▸ PROBLEM DESCRIPTION:
Pull every "matplotlib" line out of the data below.
---- RECORDS SUPPLIED
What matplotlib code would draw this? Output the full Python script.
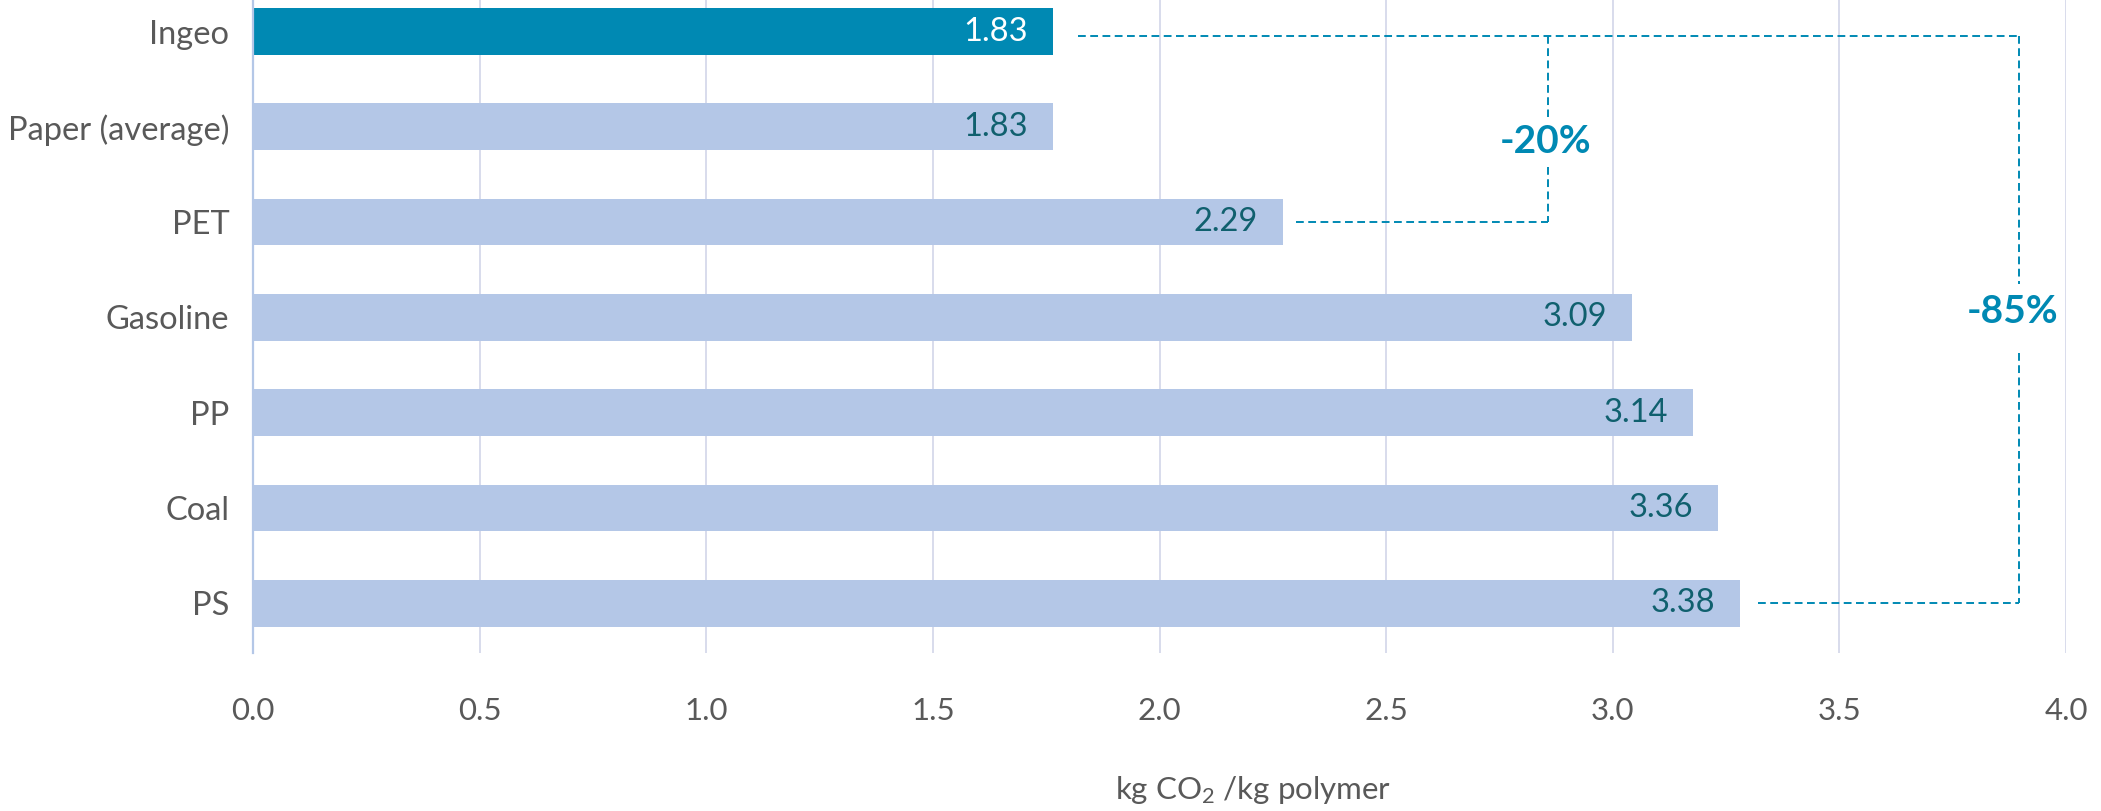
--------
---- RECORDS SUPPLIED
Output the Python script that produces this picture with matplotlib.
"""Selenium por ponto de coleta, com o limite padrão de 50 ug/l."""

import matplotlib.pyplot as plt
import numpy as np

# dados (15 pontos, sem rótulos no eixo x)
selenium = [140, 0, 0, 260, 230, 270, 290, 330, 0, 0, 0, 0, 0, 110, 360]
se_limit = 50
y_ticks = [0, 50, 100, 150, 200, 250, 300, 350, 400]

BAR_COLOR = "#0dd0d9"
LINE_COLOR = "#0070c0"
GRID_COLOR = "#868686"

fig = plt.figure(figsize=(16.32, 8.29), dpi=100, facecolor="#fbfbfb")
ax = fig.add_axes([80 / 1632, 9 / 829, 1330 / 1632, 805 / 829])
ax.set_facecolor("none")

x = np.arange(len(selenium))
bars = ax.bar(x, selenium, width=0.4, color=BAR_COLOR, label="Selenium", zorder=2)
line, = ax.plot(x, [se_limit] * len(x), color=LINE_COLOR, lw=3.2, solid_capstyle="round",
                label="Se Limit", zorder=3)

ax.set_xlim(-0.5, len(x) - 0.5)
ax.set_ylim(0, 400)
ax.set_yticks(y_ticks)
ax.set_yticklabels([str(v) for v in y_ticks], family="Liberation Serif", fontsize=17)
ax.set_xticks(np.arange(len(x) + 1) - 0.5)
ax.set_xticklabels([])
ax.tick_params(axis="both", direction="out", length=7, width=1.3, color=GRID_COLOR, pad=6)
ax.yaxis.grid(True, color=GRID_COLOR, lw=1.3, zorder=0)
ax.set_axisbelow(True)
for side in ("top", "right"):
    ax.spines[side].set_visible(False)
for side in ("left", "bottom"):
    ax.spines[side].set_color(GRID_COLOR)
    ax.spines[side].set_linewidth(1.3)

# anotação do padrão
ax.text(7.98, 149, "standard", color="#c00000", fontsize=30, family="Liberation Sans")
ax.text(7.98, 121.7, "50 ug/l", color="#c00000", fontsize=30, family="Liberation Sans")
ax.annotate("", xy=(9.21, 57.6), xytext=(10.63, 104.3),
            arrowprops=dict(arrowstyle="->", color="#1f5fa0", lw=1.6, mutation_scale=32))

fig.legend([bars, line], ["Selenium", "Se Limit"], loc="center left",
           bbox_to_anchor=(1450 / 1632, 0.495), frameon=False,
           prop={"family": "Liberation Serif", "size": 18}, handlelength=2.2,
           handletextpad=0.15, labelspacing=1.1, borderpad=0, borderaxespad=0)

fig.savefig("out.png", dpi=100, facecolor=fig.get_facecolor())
--------
▸ THE OUTPUT:
What matplotlib code would draw this? Output the full Python script.
Output the Python script that produces this picture with matplotlib.
import matplotlib.pyplot as plt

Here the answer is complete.